Idrissa Mandiang

Personal information
- Full name: Idrissa Mandiang Soumaré
- Date of birth: 27 December 1984 (age 40)
- Place of birth: Dakar, Senegal
- Height: 1.89 m (6 ft 2 in)
- Position: Defensive midfielder

Senior career*
- Years: Team / Apps / (Gls)
- 2005–2008: Bellavista Milan
- 2008–2009: Granollers / 13 / (2)
- 2009: Águeda / 10 / (1)
- 2009–2011: Sertanense / 30 / (2)
- 2011–2012: Covilhã / 17 / (1)
- 2012–2013: Arouca / 29 / (1)
- 2013–2014: Moreirense / 23 / (1)
- 2014–2020: Boavista / 139 / (6)
- 2020–2021: Covilhã / 2 / (0)
- 2021: Lusitânia / 11 / (0)
- 2022: Vevey United / 13 / (3)
- 2023: Palencia / 11 / (2)
- 2023: Montreux-Sports
- 2023–2024: Lancy / 23 / (1)

= Idrissa Mandiang =

Senegalese footballer

Idrissa Mandiang Soumaré (born 27 December 1984), commonly known as Idris, is a Senegalese professional footballer who most recently played as a defensive midfielder for Swiss 2. Liga Interregional club Lancy.

==Career==
Born in Dakar, Senegal, Mandiang began his professional football career considerably late at the age of 20 for lower league Spanish side Bellavista Milan in 2005. In the summer of 2008, he moved on to another Spanish side in Granollers. After half a season with the Spanish side, Mandiang moved west to Portugal to represent Águeda of the Terceira Divisão. Following half a season with Águeda, Mandiang would move again and would sign for Portuguese Second Division side Sertanense. His stay with the Sertã club proved to be successful as in his first season he helped his side avoid relegation and then in the following season help Sertanense finish in fifth place.

His successful spell with Sertanense saw many clubs interested in his acquisition, which prompted Segunda Liga side Covilhã to sign the player. His debut season in the second professional tier of Portuguese football saw him make 17 appearances and contributing one goal. His first professional goal came on 18 December 2011, against Penafiel in a 1–0 victory for his side. In the summer of 2012, Mandiang moved to Arouca. His season at Arouca proved to be his most successful so far, as he managed to make 35 appearances and help his side reach the quarter-finals of the Taça de Portugal for the first time in their history and claim an historic first promotion to the Primeira Liga.

Despite Arouca's promotion to the top flight, Mandiang in the summer of 2013 signed for recently relegated to the second division side Moreirense He scored one goal in 23 league appearances with Moreirense claiming promotion to the first division.
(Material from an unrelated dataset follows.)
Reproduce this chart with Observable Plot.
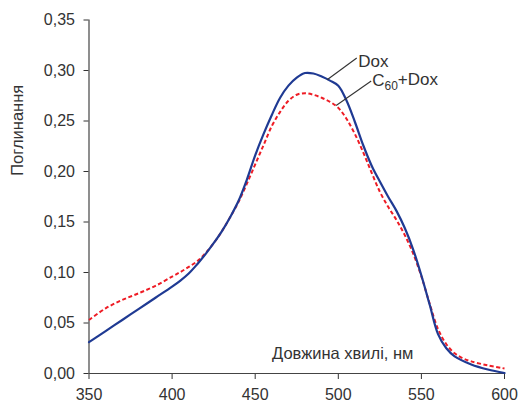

In the end of the season he moved to newly promoted Boavista. He made his debut in first division in the first day of the season, a 3–0 away. On 3 May 2015, he scored two goals against his former team Moreirense, in a 3–1 home win for Boavista, a victory that guaranteed that Boavista would stay in the first division for the next season, with three matches to play. He would go on to captain for the club before leaving in 2020.